Africa's population is an issue that presents the disproportionate reality between the people who are there and the resources available to sustain those people. The population in Africa continues to flare, while little is being done to avail resources that cater to the welfare of these people.
For the success of Africa, family planning is a topic that should be gaining a lot of traction now. With a scarcity of key factors like employment, food and secure pension benefits, family planning is becoming more relevant than ever.
The United Nations estimates that Africa's population is expected to reach 2.4 billion by 2050. And that figure is double that of the population of Africa in 2016. Such projections tell a story of a rapidly expanding population - one that is expanding at an extremely unrelenting rate. It is expected that by the end of the century, half of the newborn babies around the world will be coming from Africa.

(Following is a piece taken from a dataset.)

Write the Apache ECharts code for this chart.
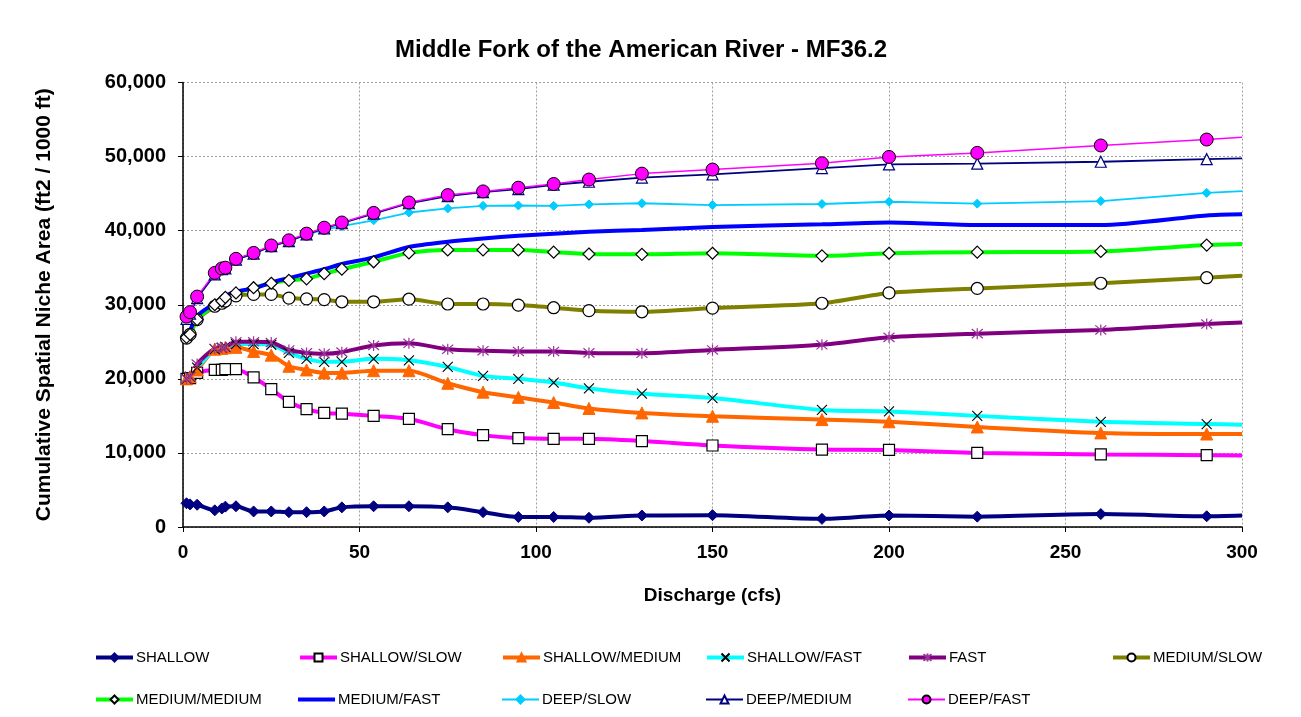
<!DOCTYPE html>
<html>
<head>
<meta charset="utf-8">
<script src="https://cdn.jsdelivr.net/npm/echarts@6/dist/echarts.min.js"></script>
<style>
html,body{margin:0;padding:0;background:#fff;}
#chart{width:1301px;height:717px;}
</style>
</head>
<body>
<div id="chart"></div>
<script>
const discharge = [1,2,4,9,11,12,15,20,25,30,35,40,45,54,64,75,85,95,105,115,130,150,181,200,225,260,290,300];

const shallow       = [3200,3050,3000,2250,2500,2750,2800,2100,2100,2000,2000,2100,2650,2800,2800,2650,2000,1350,1350,1250,1550,1600,1100,1550,1400,1750,1450,1550];
const shallowSlow   = [20000,20100,20800,21200,21200,21300,21300,20200,18600,16900,15900,15400,15300,15000,14600,13200,12400,12000,11900,11900,11600,11000,10450,10400,10000,9800,9700,9650];
const shallowMedium = [20000,20300,21200,24000,24100,24200,24250,23700,23200,21700,21200,20800,20800,21100,21100,19400,18200,17500,16800,16000,15400,14950,14500,14200,13500,12700,12550,12550];
const shallowFast   = [20000,20300,21500,24000,24200,24300,24700,24700,24600,23500,22700,22300,22300,22700,22500,21600,20400,20000,19500,18700,18000,17400,15800,15600,15000,14200,13900,13800];
const fast          = [20000,20300,22000,24100,24200,24300,25000,25000,24900,23900,23500,23400,23600,24500,24800,24000,23800,23700,23700,23500,23450,23900,24600,25600,26100,26600,27400,27600];
const mediumSlow    = [25500,26000,28000,29800,30200,30500,31200,31400,31400,30900,30800,30700,30400,30400,30750,30100,30100,29950,29600,29200,29050,29550,30200,31600,32200,32900,33650,33900];
const mediumMedium  = [25600,26000,28000,30000,30500,31000,31600,32300,32900,33300,33500,34200,34800,35800,37000,37400,37400,37400,37100,36850,36800,36950,36600,36950,37100,37200,38050,38200];
const mediumFast    = [25500,26500,28500,30200,30800,31200,31800,32200,33000,33600,34200,34800,35500,36400,37800,38500,38950,39300,39600,39850,40100,40500,40850,41100,40750,40750,42050,42200];
const deepSlow      = [28200,28800,30900,34100,34800,35000,36100,36900,37900,38600,39500,40100,40600,41400,42450,43000,43350,43400,43350,43550,43700,43450,43600,43900,43650,44000,45100,45350];
const deepMedium    = [28100,28800,30900,34100,34800,34900,36100,36900,37900,38600,39500,40300,41000,42300,43700,44650,45200,45600,46200,46600,47150,47600,48450,48950,49050,49300,49650,49750];
const deepFast      = [28400,29000,31100,34300,34900,35000,36200,37000,38000,38700,39600,40400,41100,42400,43800,44800,45300,45800,46300,46900,47700,48250,49100,49950,50500,51500,52300,52600];

const yTicks = [0,10000,20000,30000,40000,50000,60000];
const xTicks = [0,50,100,150,200,250,300];

function pairs(arr){
  return arr.map((v,i)=> i===arr.length-1 ? {value:[discharge[i],v], symbol:'none'} : [discharge[i],v]);
}

const X_PATH = 'path://M0,0L10,10M10,0L0,10';
const STAR_PATH = 'path://M0,0L10,10M10,0L0,10M5,-1L5,11';

const defs = [
  {name:'SHALLOW', data:shallow, color:'#000080', w:4, symbol:'diamond', size:11, fill:'#000080', border:'#000080', bw:1, smooth:0.25},
  {name:'SHALLOW/SLOW', data:shallowSlow, color:'#FF00FF', w:4, symbol:'rect', size:11, fill:'#ffffff', border:'#000000', bw:1.2, smooth:0.25},
  {name:'SHALLOW/MEDIUM', data:shallowMedium, color:'#FF6600', w:4, symbol:'triangle', size:12, fill:'#FF6600', border:'#FF6600', bw:1, smooth:0.25},
  {name:'SHALLOW/FAST', data:shallowFast, color:'#00FFFF', w:4, symbol:X_PATH, size:10, fill:'transparent', border:'#000000', bw:1.1, smooth:0.25},
  {name:'FAST', data:fast, color:'#800080', w:4, symbol:STAR_PATH, size:11, fill:'transparent', border:'#993399', bw:1.2, smooth:0.25},
  {name:'MEDIUM/SLOW', data:mediumSlow, color:'#808000', w:4, symbol:'circle', size:12, fill:'#ffffff', border:'#000000', bw:1.2, smooth:0.25},
  {name:'MEDIUM/MEDIUM', data:mediumMedium, color:'#00FF00', w:4, symbol:'diamond', size:12, fill:'#ffffff', border:'#000000', bw:1.2, smooth:0.25},
  {name:'MEDIUM/FAST', data:mediumFast, color:'#0000FF', w:4, symbol:'none', size:0, fill:'#0000FF', border:'#0000FF', bw:0, smooth:0.25},
  {name:'DEEP/SLOW', data:deepSlow, color:'#00CCFF', w:1.8, symbol:'diamond', size:9, fill:'#00CCFF', border:'#00CCFF', bw:1, smooth:false},
  {name:'DEEP/MEDIUM', data:deepMedium, color:'#000080', w:1.8, symbol:'triangle', size:11, fill:'#ffffff', border:'#000080', bw:1.2, smooth:false},
  {name:'DEEP/FAST', data:deepFast, color:'#FF00FF', w:1.5, symbol:'circle', size:13, fill:'#FF00FF', border:'#000000', bw:1, smooth:false}
];

const series = defs.map(d => ({
  name: d.name,
  type: 'line',
  data: pairs(d.data),
  smooth: d.smooth,
  symbol: d.symbol,
  symbolSize: d.size,
  showAllSymbol: true,
  lineStyle: {color: d.color, width: d.w},
  itemStyle: {color: d.fill, borderColor: d.border, borderWidth: d.bw},
  emphasis: {disabled: true},
  animation: false,
  clip: true
}));

// legend layout: 6 columns, 2 rows
const legendLeft = [94, 298, 501, 705, 907, 1111];
const legendTop = [650, 692];
const legends = defs.map((d, i) => {
  const item = d.symbol === 'none'
    ? {name: d.name, icon: 'rect', itemStyle: {color: d.color, borderWidth: 0}}
    : {name: d.name};
  return {
    data: [item],
    left: legendLeft[i % 6],
    top: legendTop[Math.floor(i / 6)],
    itemWidth: 37,
    itemHeight: d.symbol === 'none' ? 4 : 10,
    itemGap: 0,
    padding: 0,
    selectedMode: false,
    lineStyle: {width: d.w >= 3 ? 4 : 2},
    textStyle: {fontFamily: 'Liberation Sans, Arial, sans-serif', fontSize: 15, color: '#000', padding: [0,0,0,-2]}
  };
});

const chart = echarts.init(document.getElementById('chart'), null, {renderer: 'canvas'});
chart.setOption({
  backgroundColor: '#ffffff',
  animation: false,
  title: {
    text: 'Middle Fork of the American River - MF36.2',
    left: 390,
    top: 33,
    textStyle: {fontFamily: 'Liberation Sans, Arial, sans-serif', fontSize: 24, fontWeight: 'bold', color: '#000'}
  },
  legend: legends,
  grid: {left: 183, top: 82.5, right: 59, bottom: 190, containLabel: false},
  xAxis: {
    type: 'value',
    min: xTicks[0],
    max: xTicks[xTicks.length-1],
    interval: 50,
    name: 'Discharge (cfs)',
    nameLocation: 'middle',
    nameGap: 59,
    nameTextStyle: {fontFamily: 'Liberation Sans, Arial, sans-serif', fontSize: 19, fontWeight: 'bold', color: '#000'},
    axisLine: {show: true, lineStyle: {color: '#000', width: 1.5}},
    axisTick: {show: true, length: 5, inside: false, lineStyle: {color: '#000'}},
    axisLabel: {fontFamily: 'Liberation Sans, Arial, sans-serif', fontSize: 19, fontWeight: 'bold', color: '#000', margin: 16},
    splitLine: {show: true, lineStyle: {color: '#a0a0a0', width: 1, type: [2, 2]}}
  },
  yAxis: {
    type: 'value',
    min: yTicks[0],
    max: yTicks[yTicks.length-1],
    interval: 10000,
    name: 'Cumulative Spatial Niche Area (ft2 / 1000 ft)',
    nameLocation: 'middle',
    nameGap: 128,
    nameTextStyle: {fontFamily: 'Liberation Sans, Arial, sans-serif', fontSize: 21, fontWeight: 'bold', color: '#000'},
    axisLine: {show: true, lineStyle: {color: '#000', width: 1.5}},
    axisTick: {show: true, length: 5, inside: false, lineStyle: {color: '#000'}},
    axisLabel: {fontFamily: 'Liberation Sans, Arial, sans-serif', fontSize: 20, fontWeight: 'bold', color: '#000', margin: 17,
      formatter: v => v.toLocaleString('en-US')},
    splitLine: {show: true, lineStyle: {color: '#a0a0a0', width: 1, type: [2, 2]}}
  },
  series: series
});
</script>
</body>
</html>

To keep up with all of this, family planning is the way to go. Speaking during an event at the Africa Center in Harlem in New York City this week, billionaire Mo Ibrahim said, "When our economy is growing by two percent, we’re running on a treadmill. Why are we Africans unwilling to talk about family planning?”
But then population control is a subject that raises other ethical issues. For instance, how can a country develop without proper manpower? Without proper human resources? It has also been a rallying point for colonists and racists in their rhetoric. But then again, how do you feed a growing population when struggling to cater for immediate, current needs?
Bill Gates weighed in saying, "If you’re not careful, anyone who is an outsider could be misunderstood," emphasizing the need to wholly understand the implications around population growth and how family planning mitigates this.
The rationale is that "as a country develops its economy and more people get educated and move to cities, its population growth rate starts to decline."
"If you mess up health and education, you get more people. But if you get it right, eventually your population goes down," remarked Bill Gates.
"Africa today has the biggest gap in what people want in family planning, and what’s available to them. Melinda [Gates] is trying to close that gap because then everything gets easier—education, food, stability, jobs."
When population growth gets ahead of job creation, problems such as security issues, become a huge menace. Violence then becomes a product of such an unstable social fabric. When there are no jobs, circumstances force people to resort to violence. Governments across the whole continent should aim to improve their policy frameworks in governance while this is complemented by family planning.
In rural parts of Africa, the issue of population is a protracted one. That is where it is more prevalent. People have a lot of children in the hope of having secure futures in their later years.